March 8 is recognized as International Women’s Day, and the theme for 2021 is “Women in leadership: Achieving an equal future in a COVID-19 world."
Taking our cue on that theme, we are profiling women in leadership at the College of Medicine, selecting from a variety of positions including learners, staff, faculty, and senior administration.
What is your current position and/or leadership role/title?
I am a PhD student in the Dept of Health Sciences. For the last two years, I have served as President of the College of Medicine Graduate Student Society and held appointments as a graduate student representative on CoM Faculty Council and CoM Graduate Chair Committee.
Describe one barrier you experienced, and something that helped you overcome that (or another) barrier, in your journey to leadership?
The largest barrier I have experienced in my role is effective communication – to have our voices as graduate students to be heard. We are slowly starting to overcome these barriers with the inclusion of graduate student representatives throughout the College and with the help of supportive allies.
How do you think COVID-19 has affected women's progress in your field or the workplace in general?

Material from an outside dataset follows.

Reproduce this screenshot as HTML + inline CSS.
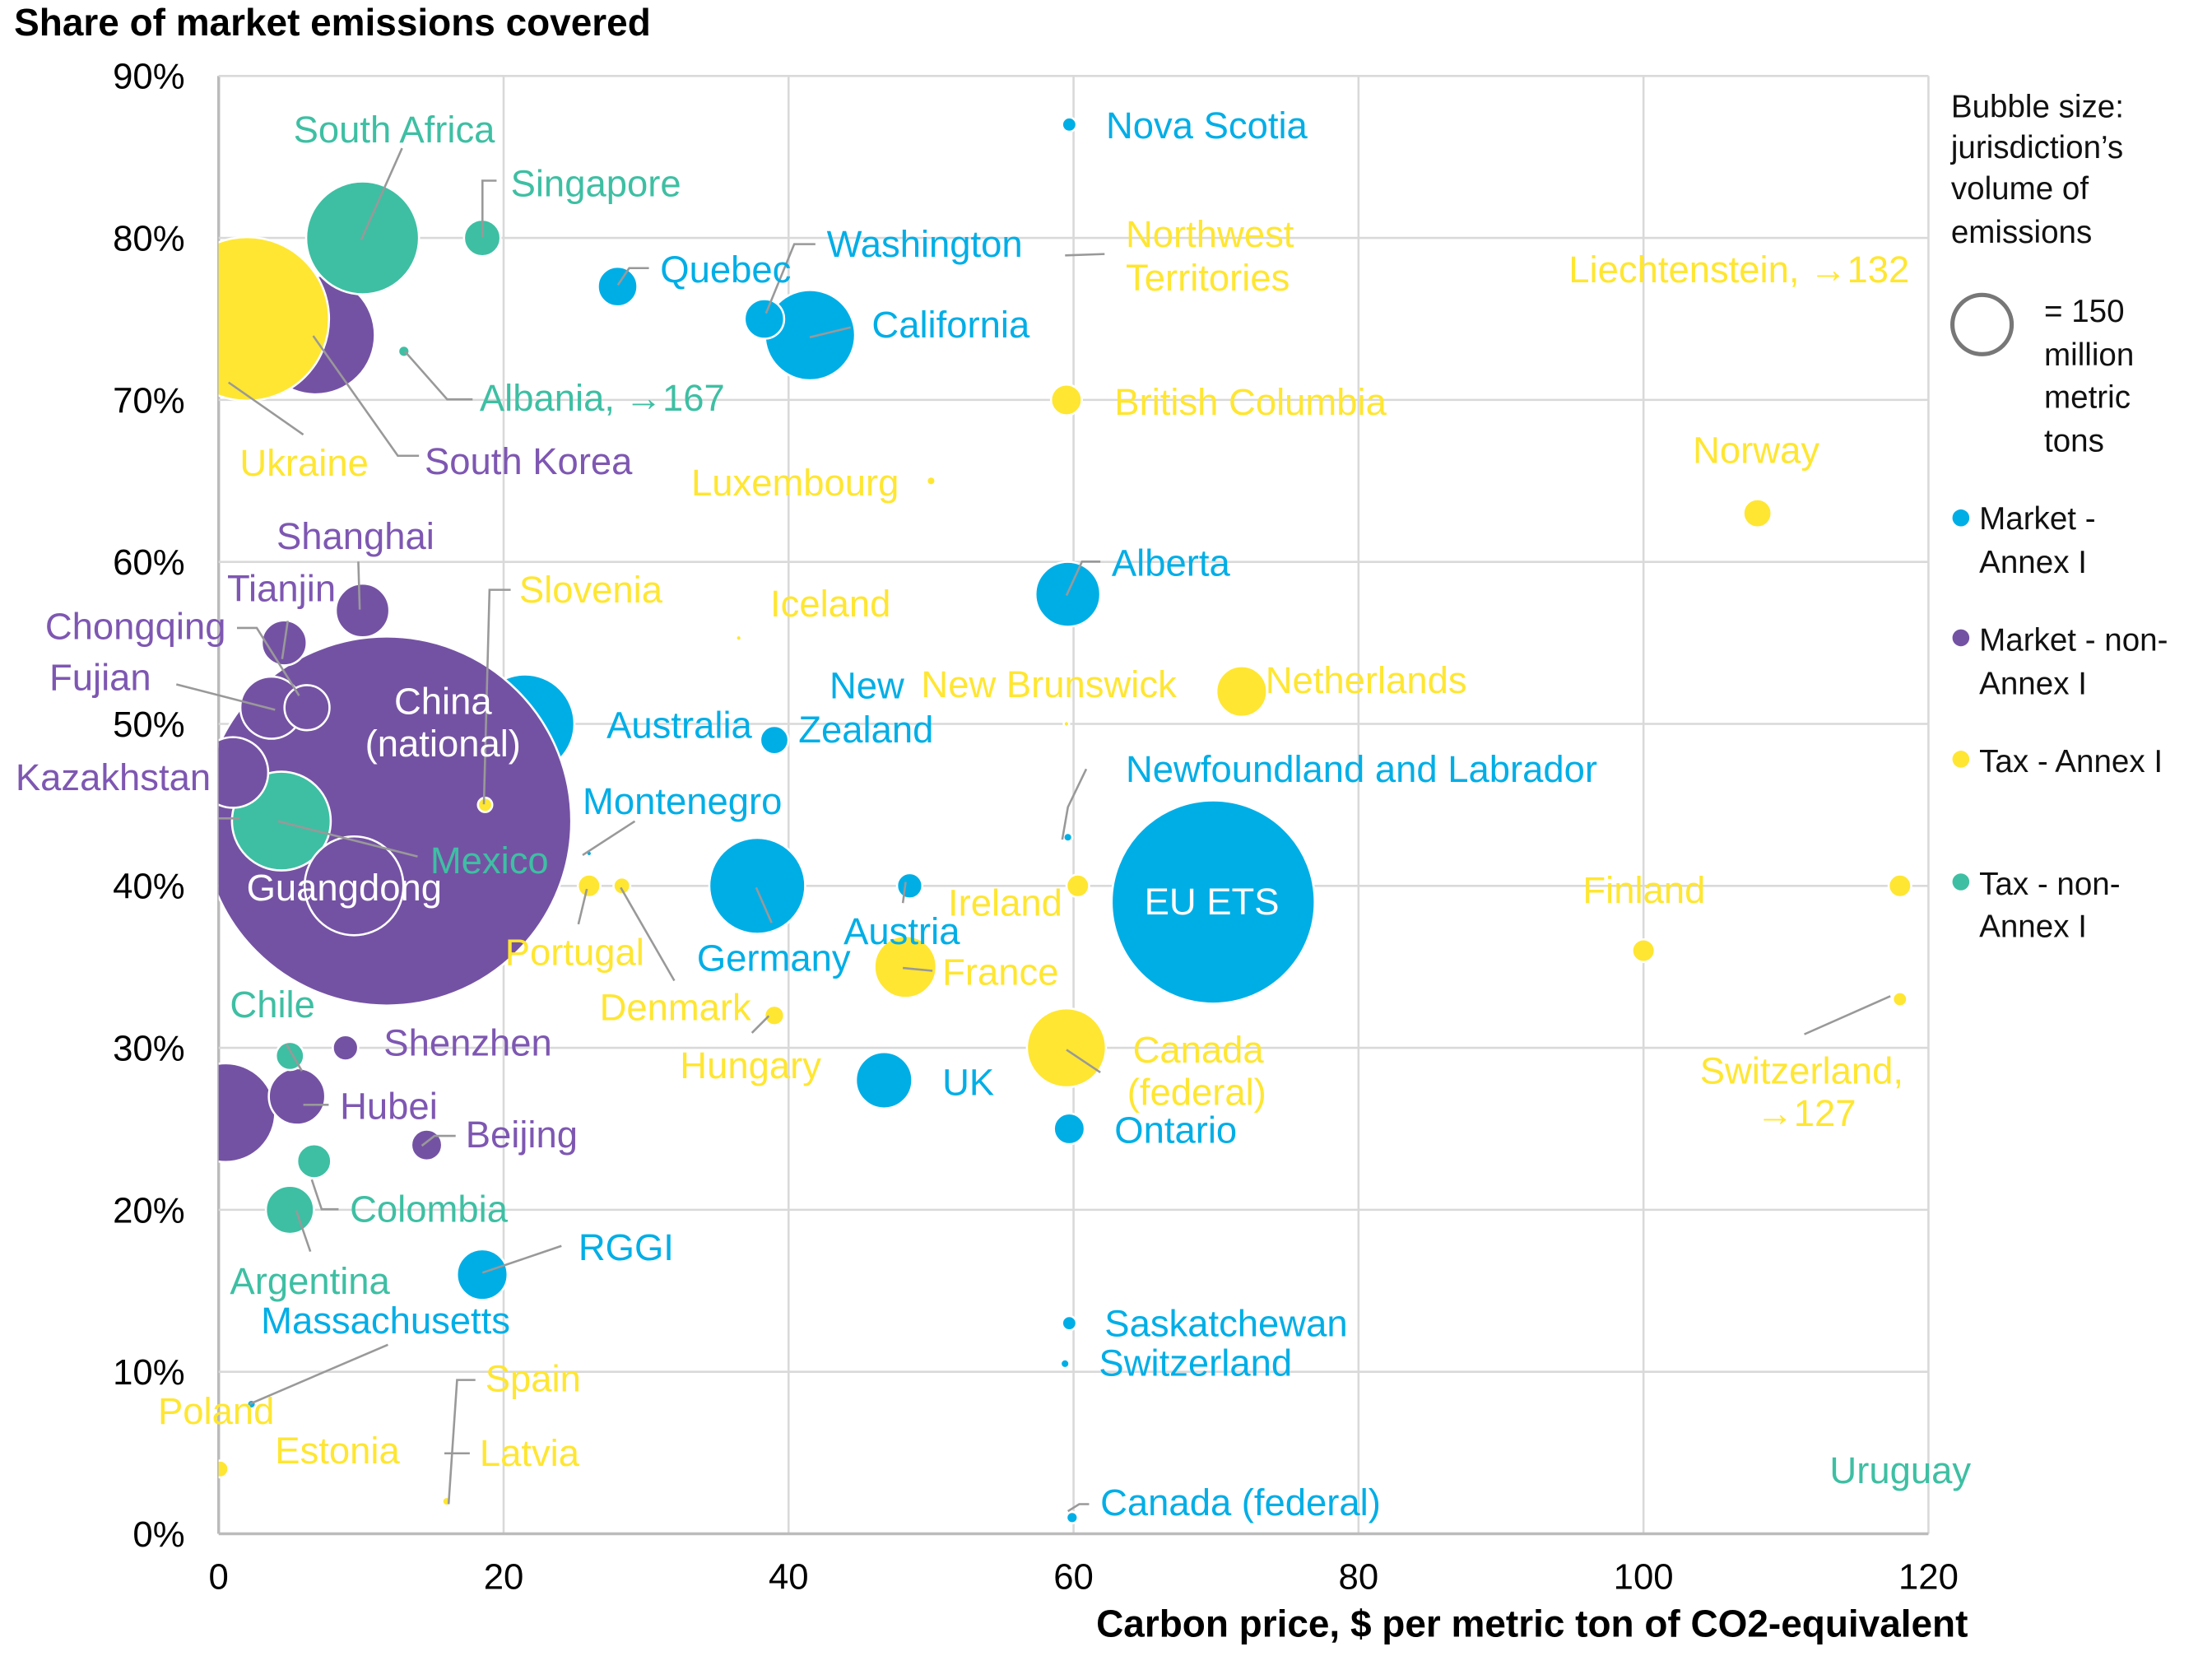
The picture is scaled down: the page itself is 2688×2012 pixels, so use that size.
<!DOCTYPE html>
<html><head><meta charset="utf-8"><style>
html,body{margin:0;padding:0;background:#fff;}
svg{display:block;font-family:"Liberation Sans",Arial,sans-serif;}
</style></head><body>
<svg id="chart" width="2688" height="2012" viewBox="0 0 1568 1173.6" xmlns="http://www.w3.org/2000/svg">
<defs><clipPath id="plotclip"><rect x="155" y="0" width="1300" height="1087"/></clipPath></defs>
<g id="grid"></g>
<g id="bubbles" clip-path="url(#plotclip)"></g>
<g id="leaders"></g>
<g id="labels"></g>
<text x="10" y="25" font-size="26.8" font-weight="bold">Share of market emissions covered</text>
<text x="1395" y="1160" font-size="26.8" font-weight="bold" text-anchor="end">Carbon price, $ per metric ton of CO2-equivalent</text>
<g font-size="22.5" fill="#111">
<text x="1383" y="83">Bubble size:</text>
<text x="1383" y="112">jurisdiction’s</text>
<text x="1383" y="141">volume of</text>
<text x="1383" y="172">emissions</text>
<circle cx="1405" cy="230" r="21" fill="none" stroke="#777" stroke-width="3"/>
<text x="1449" y="228">= 150</text>
<text x="1449" y="259">million</text>
<text x="1449" y="289">metric</text>
<text x="1449" y="320">tons</text>
<circle cx="1390" cy="367" r="6" fill="#00AEE6"/>
<text x="1403" y="375">Market -</text><text x="1403" y="406">Annex I</text>
<circle cx="1390" cy="452" r="6" fill="#7452A3"/>
<text x="1403" y="461">Market - non-</text><text x="1403" y="492">Annex I</text>
<circle cx="1390" cy="538" r="6" fill="#FFE632"/>
<text x="1403" y="547">Tax - Annex I</text>
<circle cx="1390" cy="625" r="6" fill="#3EBFA3"/>
<text x="1403" y="634">Tax - non-</text><text x="1403" y="664">Annex I</text>
</g>
</svg>
<script>
const xTicks=[0,20,40,60,80,100,120];
const yTicks=[0,10,20,30,40,50,60,70,80,90];
const names=["Australia","China (national)","Kazakhstan-2","South Korea","Ukraine","South Africa","EU ETS","Mexico","Guangdong","Kazakhstan","Germany","California","Canada (federal) tax","Alberta","Fujian","France","UK","Hubei","Shanghai","RGGI","Netherlands","Argentina","Tianjin","Chongqing","Quebec","Washington","Singapore","Colombia","British Columbia","Ontario","Beijing","New Zealand","Norway","Chile","Austria","Shenzhen","Ireland","Finland","Portugal","Tax 118","Hungary","Denmark","Estonia","Nova Scotia","Saskatchewan","Switzerland tax","Slovenia","Albania","Canada (federal)","Luxembourg","Newfoundland","Switzerland","Massachusetts","Latvia","Iceland","New Brunswick","Montenegro"];
const prices=[21.5,11.8,0.5,6.8,2,10.1,69.8,4.4,9.5,1,37.8,41.5,59.5,59.6,3.7,48.2,46.7,5.5,10.1,18.5,71.8,5,4.6,6.2,28,38.3,18.5,6.7,59.5,59.7,14.6,39,108,5,48.5,8.9,60.3,100,26,118,39,28.3,0.1,59.7,59.7,118,18.7,13,59.9,50,59.6,59.4,2.3,16,36.5,59.5,26];
const shares=[50,44,26,74,75,80,39,44,40,47,40,74,30,58,51,35,28,27,57,16,52,20,55,51,77,75,80,23,70,25,24,49,63,29.5,40,30,40,36,40,40,32,40,4,87,13,33,45,73,1,65,43,10.5,8,2,55.3,50,42];
const volumes=[380,5300,380,547,1043,496,1607,380,380,194,358,317,243,164,150,150,124,124,112,100,100,90,79,79,61,61,52,45,37,37,37,31,31,31,25,25,20,20,20,20,15,11,11,8,8,8,8,5,5,3,3,3,3,3,1.2,1.2,1.2];
const cats=["M1","M2","M2","M2","T1","T2","M1","T2","M2","M2","M1","M1","T1","M1","M2","T1","M1","M2","M2","M1","T1","T2","M2","M2","M1","M1","T2","T2","T1","M1","M2","M1","T1","T2","M1","M2","T1","T1","T1","T1","T1","T1","T1","M1","M1","T1","T1","T2","M1","T1","M1","M1","M1","T1","T1","T1","M1"];
const colors={M1:"#00AEE6",M2:"#7452A3",T1:"#FFE632",T2:"#3EBFA3"};
const NS="http://www.w3.org/2000/svg";
function sx(v){return 155+v*10.1;}
function sy(p){return 1087-p*11.48;}
function sr(v){return 22*Math.sqrt(v/150);}
function mk(tag,parent){const e=document.createElementNS(NS,tag);parent.appendChild(e);return e;}
const grid=document.getElementById('grid');
xTicks.forEach(t=>{
  const l=mk('line',grid);
  
  
  l.setAttribute('x1',sx(t));l.setAttribute('x2',sx(t));l.setAttribute('y1',sy(90));l.setAttribute('y2',sy(0));
  l.setAttribute('stroke',t===0?'#bbb':'#d9d9d9');l.setAttribute('stroke-width',t===0?2:1.5);
  const tx=mk('text',grid);
  
  
  tx.setAttribute('x',sx(t));tx.setAttribute('y',1126);tx.setAttribute('font-size','25.5');tx.setAttribute('text-anchor','middle');
  tx.textContent=t;
});
yTicks.forEach(t=>{
  const l=mk('line',grid);
  
  
  l.setAttribute('x1',sx(0));l.setAttribute('x2',sx(120));l.setAttribute('y1',sy(t));l.setAttribute('y2',sy(t));
  l.setAttribute('stroke',t===0?'#bbb':'#d9d9d9');l.setAttribute('stroke-width',t===0?2:1.5);
  const tx=mk('text',grid);
  
  
  tx.setAttribute('x',131);tx.setAttribute('y',sy(t)+9);tx.setAttribute('font-size','25.5');tx.setAttribute('text-anchor','end');
  tx.textContent=t+'%';
});
let order=names.map((n,i)=>i).filter(i=>i>1).sort((a,b)=>volumes[b]-volumes[a]);
const ui=names.indexOf("Ukraine"), ki=names.indexOf("South Korea");
order=order.filter(i=>i!==ui);
order.splice(order.indexOf(ki)+1,0,ui);
order=[0,1].concat(order);
const bg=document.getElementById('bubbles');
order.forEach(i=>{
  const n=names[i];
  const c=mk('circle',bg);
  
  
  c.setAttribute('cx',sx(prices[i]));c.setAttribute('cy',sy(shares[i]));c.setAttribute('r',sr(volumes[i]));
  c.setAttribute('fill',colors[cats[i]]);c.setAttribute('stroke','#fff');c.setAttribute('stroke-width',1.5);
});
const labelDefs=[
["Nova Scotia",784,98,"M1"],["Quebec",468,200,"M1"],["Washington",586,182,"M1"],["California",618,239,"M1"],
["British Columbia",790,294,"T1"],["Northwest",798,175,"T1"],["Territories",798,206,"T1"],["Liechtenstein, →132",1112,200,"T1"],
["Alberta",788,408,"M1"],["Luxembourg",490,351,"T1"],["Norway",1200,328,"T1"],["Iceland",546,437,"T1"],
["New",588,495,"M1"],["Zealand",566,526,"M1"],["New Brunswick",653,494,"T1"],["Netherlands",897,491,"T1"],
["Australia",430,523,"M1"],["Newfoundland and Labrador",798,554,"M1"],["Montenegro",413,577,"M1"],
["Germany",494,688,"M1"],["Austria",598,669,"M1"],["Ireland",672,649,"T1"],["Finland",1122,640,"T1"],
["Switzerland,",1205,768,"T1"],["→127",1245,798,"T1"],["France",668,698,"T1"],["Portugal",358,684,"T1"],
["Denmark",425,723,"T1"],["Hungary",482,764,"T1"],["Canada",803,753,"T1"],["(federal)",799,783,"T1"],
["UK",668,776,"M1"],["Ontario",790,810,"M1"],["RGGI",410,893,"M1"],["Saskatchewan",783,947,"M1"],
["Switzerland",779,975,"M1"],["Canada (federal)",780,1074,"M1"],["Uruguay",1297,1051,"T2"],
["Massachusetts",185,945,"M1"],["Poland",112,1009,"T1"],["Estonia",195,1037,"T1"],["Spain",344,986,"T1"],["Latvia",340,1039,"T1"],
["South Korea",301,336,"M2"],["Ukraine",170,337,"T1"],["South Africa",208,101,"T2"],["Singapore",362,139,"T2"],
["Albania, →167",340,291,"T2"],["Shanghai",196,389,"M2"],["Tianjin",161,426,"M2"],["Chongqing",32,453,"M2"],
["Fujian",35,489,"M2"],["Kazakhstan",11,560,"M2"],["Mexico",305,619,"T2"],["Slovenia",368,427,"T1"],
["Chile",163,721,"T2"],["Shenzhen",272,748,"M2"],["Hubei",241,793,"M2"],["Beijing",330,813,"M2"],
["Colombia",248,866,"T2"],["Argentina",163,917,"T2"],
["China",314,506,"W"],["(national)",314,536,"W"],["EU ETS",859,648,"W"],["Guangdong",244,638,"W"]];
const lcol={M1:"#00AEE6",M2:"#7E57B2",T1:"#FFE632",T2:"#3EBFA3",W:"#fff"};
const lg=document.getElementById('labels');
labelDefs.forEach(d=>{
  const t=mk('text',lg);
  
  
  t.setAttribute('x',d[1]);t.setAttribute('y',d[2]);t.setAttribute('font-size','26.5');t.setAttribute('fill',lcol[d[3]]);
  if(d[3]==='W')t.setAttribute('text-anchor','middle');
  t.textContent=d[0];
});
const leaderDefs=[
"162,271 215,308","222,238 282,323 297,323","256,170 285,105","342,168 342,128 352,128","287,249 317,283 335,283",
"438,202 446,190 460,190","543,222 563,173 578,173","755,181 783,180","574,239 603,232","1279,733 1340,706",
"756,422 767,398 780,398","753,595 757,572 770,545","640,640 642,625","536,629 547,654","640,686 661,688",
"413,606 450,582","410,655 416,630","440,629 478,695","533,732 545,720","756,744 780,760",
"342,902 398,883","177,995 275,953","318,1066 324,978 337,978","315,1030 333,1030","757,1071 765,1066 772,1066",
"343,570 347,418 362,418","197,582 296,607","203,740 214,759","215,783 233,783","299,812 308,805 323,805","221,836 228,857 240,857",
"210,858 220,887","200,467 204,440","168,445 182,445 212,493","125,485 195,503","155,580 170,580","255,432 254,398"];
const lng=document.getElementById('leaders');
leaderDefs.forEach(p=>{
  const l=mk('polyline',lng);
  
  
  l.setAttribute('points',p);l.setAttribute('fill','none');l.setAttribute('stroke','#999');l.setAttribute('stroke-width',1.5);
});
</script>
</body></html>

Honestly, there have been countless studies that have shown how the COVID-19 pandemic has exacerbated existing gender disparities that exist for female academics who are reporting lower productivity – in particular those who are bearing the weight of at-home childcare and those in single parent households.
What advice would you have for people (of any gender) in leadership who wish to be allies in advancing women in the workplace?
My advice would be to provide a nurturing culture in the workplace – provide a space to listen, encourage advocacy, boost empowerment, and support women.